Does the following error means I have ran out of registers for executing my kernel?
Is there any way to solve this?? I used -g -maxrregcount and it didn’t have any effects …
Thanks.
Assertion failure at line 2433 of …/…/be/cg/NVISA/cgtarget.cxx:
Compiler Error in file Test.cpp3.i during Register Allocation phase:
ran out of registers in float
nvopencc INTERNAL ERROR: /usr/local/cuda/open64/lib//be returned non-zero status 1
Are you sure? Because of single-asignment, registres get used up very quickly. You might only need a few hundred lines of code to use that many. I have kernels with several thousand lines.

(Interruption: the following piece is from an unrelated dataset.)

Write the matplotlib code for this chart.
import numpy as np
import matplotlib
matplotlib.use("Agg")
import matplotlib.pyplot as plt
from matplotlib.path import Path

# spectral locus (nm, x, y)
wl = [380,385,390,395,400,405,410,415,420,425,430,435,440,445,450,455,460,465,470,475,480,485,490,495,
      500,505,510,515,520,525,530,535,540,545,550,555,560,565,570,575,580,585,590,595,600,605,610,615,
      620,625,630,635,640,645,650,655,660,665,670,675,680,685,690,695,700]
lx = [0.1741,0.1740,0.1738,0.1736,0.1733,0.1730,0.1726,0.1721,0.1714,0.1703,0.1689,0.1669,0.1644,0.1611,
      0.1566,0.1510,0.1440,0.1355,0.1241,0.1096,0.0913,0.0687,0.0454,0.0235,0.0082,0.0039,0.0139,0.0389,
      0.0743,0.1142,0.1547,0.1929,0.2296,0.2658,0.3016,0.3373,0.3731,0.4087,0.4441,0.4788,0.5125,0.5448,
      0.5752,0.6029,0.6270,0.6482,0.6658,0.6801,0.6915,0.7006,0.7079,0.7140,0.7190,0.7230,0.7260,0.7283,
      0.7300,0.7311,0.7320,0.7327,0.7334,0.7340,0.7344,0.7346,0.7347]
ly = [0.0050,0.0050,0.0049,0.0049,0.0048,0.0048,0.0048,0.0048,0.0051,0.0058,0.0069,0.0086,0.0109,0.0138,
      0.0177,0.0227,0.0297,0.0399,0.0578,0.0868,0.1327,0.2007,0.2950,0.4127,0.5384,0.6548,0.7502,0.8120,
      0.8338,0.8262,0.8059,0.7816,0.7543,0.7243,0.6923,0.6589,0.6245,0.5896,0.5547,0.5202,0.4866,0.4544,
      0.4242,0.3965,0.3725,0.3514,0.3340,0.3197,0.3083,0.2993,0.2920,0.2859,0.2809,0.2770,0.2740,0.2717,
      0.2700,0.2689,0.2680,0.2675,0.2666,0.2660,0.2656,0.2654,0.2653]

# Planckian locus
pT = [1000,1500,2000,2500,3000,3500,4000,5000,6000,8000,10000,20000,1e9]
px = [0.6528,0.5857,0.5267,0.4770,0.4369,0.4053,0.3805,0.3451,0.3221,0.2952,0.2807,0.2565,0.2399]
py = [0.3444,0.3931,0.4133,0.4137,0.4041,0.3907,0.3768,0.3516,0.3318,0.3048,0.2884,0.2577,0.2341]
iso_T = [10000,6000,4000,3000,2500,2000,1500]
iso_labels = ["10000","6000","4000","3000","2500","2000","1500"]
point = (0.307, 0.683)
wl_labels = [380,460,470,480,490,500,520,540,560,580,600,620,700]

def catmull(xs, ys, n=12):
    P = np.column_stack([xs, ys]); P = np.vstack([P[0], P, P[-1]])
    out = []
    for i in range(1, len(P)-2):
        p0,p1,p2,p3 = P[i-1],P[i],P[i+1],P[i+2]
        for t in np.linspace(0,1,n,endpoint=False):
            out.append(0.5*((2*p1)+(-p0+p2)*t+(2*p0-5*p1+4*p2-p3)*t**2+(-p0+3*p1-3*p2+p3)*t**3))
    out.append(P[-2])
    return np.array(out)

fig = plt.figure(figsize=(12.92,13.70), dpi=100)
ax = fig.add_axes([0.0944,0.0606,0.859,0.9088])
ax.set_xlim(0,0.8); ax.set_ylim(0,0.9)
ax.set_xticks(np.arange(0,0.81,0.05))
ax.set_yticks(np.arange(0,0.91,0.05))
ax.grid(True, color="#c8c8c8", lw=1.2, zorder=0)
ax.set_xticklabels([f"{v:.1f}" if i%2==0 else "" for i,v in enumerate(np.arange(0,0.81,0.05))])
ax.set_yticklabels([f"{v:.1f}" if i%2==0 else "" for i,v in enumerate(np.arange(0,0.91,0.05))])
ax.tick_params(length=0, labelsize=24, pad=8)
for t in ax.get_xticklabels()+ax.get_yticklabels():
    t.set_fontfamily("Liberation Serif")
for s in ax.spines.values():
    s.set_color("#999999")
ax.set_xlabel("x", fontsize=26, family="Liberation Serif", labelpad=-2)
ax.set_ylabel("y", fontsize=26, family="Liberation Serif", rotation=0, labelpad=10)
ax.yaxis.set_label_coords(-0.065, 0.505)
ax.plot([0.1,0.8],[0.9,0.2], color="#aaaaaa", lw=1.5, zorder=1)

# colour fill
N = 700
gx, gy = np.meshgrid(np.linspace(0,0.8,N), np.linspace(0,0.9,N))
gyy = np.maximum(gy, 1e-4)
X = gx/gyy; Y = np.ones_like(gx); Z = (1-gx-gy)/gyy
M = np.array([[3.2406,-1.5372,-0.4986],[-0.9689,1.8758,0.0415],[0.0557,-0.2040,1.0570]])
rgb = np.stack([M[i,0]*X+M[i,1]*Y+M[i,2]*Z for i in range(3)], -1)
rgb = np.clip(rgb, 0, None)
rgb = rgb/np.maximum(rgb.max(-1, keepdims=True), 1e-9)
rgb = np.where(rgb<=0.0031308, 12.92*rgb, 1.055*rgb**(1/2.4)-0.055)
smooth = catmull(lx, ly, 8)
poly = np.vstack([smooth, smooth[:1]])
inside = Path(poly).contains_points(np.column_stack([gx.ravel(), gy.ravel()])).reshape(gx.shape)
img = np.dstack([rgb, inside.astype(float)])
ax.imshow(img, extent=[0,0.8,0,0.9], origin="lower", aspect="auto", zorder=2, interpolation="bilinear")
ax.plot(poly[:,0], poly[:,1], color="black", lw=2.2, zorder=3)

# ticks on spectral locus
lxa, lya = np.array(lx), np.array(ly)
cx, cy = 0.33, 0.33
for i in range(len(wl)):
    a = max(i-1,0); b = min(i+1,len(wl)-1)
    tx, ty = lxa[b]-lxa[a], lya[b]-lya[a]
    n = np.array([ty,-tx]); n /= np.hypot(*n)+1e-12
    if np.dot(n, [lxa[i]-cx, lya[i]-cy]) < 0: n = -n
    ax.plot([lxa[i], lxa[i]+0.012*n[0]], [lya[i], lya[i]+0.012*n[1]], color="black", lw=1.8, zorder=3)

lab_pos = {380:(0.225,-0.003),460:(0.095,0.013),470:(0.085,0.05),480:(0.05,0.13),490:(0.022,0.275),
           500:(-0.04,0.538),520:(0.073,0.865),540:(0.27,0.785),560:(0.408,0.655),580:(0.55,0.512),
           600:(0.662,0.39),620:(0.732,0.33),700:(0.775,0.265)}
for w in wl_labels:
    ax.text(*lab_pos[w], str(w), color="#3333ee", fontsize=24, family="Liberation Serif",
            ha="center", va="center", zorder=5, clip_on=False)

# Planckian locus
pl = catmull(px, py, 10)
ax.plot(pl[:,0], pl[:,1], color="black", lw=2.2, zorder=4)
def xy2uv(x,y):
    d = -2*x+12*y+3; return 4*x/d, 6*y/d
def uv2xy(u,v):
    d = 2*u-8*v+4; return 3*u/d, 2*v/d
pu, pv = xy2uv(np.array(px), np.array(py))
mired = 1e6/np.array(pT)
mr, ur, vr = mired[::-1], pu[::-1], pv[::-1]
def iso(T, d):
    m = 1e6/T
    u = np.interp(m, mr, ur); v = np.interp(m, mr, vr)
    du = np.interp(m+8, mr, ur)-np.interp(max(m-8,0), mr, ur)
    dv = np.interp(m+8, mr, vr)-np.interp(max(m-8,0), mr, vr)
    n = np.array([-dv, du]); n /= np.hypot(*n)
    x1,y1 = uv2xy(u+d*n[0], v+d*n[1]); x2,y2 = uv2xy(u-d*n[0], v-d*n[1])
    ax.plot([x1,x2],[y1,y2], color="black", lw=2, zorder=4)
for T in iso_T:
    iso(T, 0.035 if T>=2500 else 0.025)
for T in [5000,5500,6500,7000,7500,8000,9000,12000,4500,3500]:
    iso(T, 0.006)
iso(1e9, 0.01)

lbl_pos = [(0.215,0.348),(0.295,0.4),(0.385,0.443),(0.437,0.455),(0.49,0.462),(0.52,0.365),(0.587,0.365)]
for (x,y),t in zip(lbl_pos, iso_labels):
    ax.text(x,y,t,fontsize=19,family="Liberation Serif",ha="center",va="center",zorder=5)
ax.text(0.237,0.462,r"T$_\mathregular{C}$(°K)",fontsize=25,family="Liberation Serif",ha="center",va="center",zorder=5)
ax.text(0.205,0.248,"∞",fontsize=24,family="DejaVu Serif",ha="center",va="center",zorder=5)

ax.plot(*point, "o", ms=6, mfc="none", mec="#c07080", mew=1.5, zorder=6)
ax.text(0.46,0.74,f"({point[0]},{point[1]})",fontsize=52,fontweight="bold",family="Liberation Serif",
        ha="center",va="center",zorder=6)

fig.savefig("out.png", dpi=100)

maxrregcount affects ptxas. this is an error in nvcc/open64
1>### Assertion failure at line 2433 of …/…/be/cg/NVISA/cgtarget.cxx:
1>### Compiler Error in file XXXX\Temp/tmpxft_00000b98_00000000-9_cudaEntry.cpp3.i during Register Allocation phase:
1>### ran out of registers in float
1>nvopencc ERROR: F:\CUDA\bin/…/open64/lib//be.exe returned non-zero status 1
I admit my cu file is a bit long, are there any method to bypass it? (can device functions be called as external functions?)
It looks like the advertised “2 million PTX instructions” can never be hit because of opencc’s puzzling limitation. Is there no simple way to just increase the max?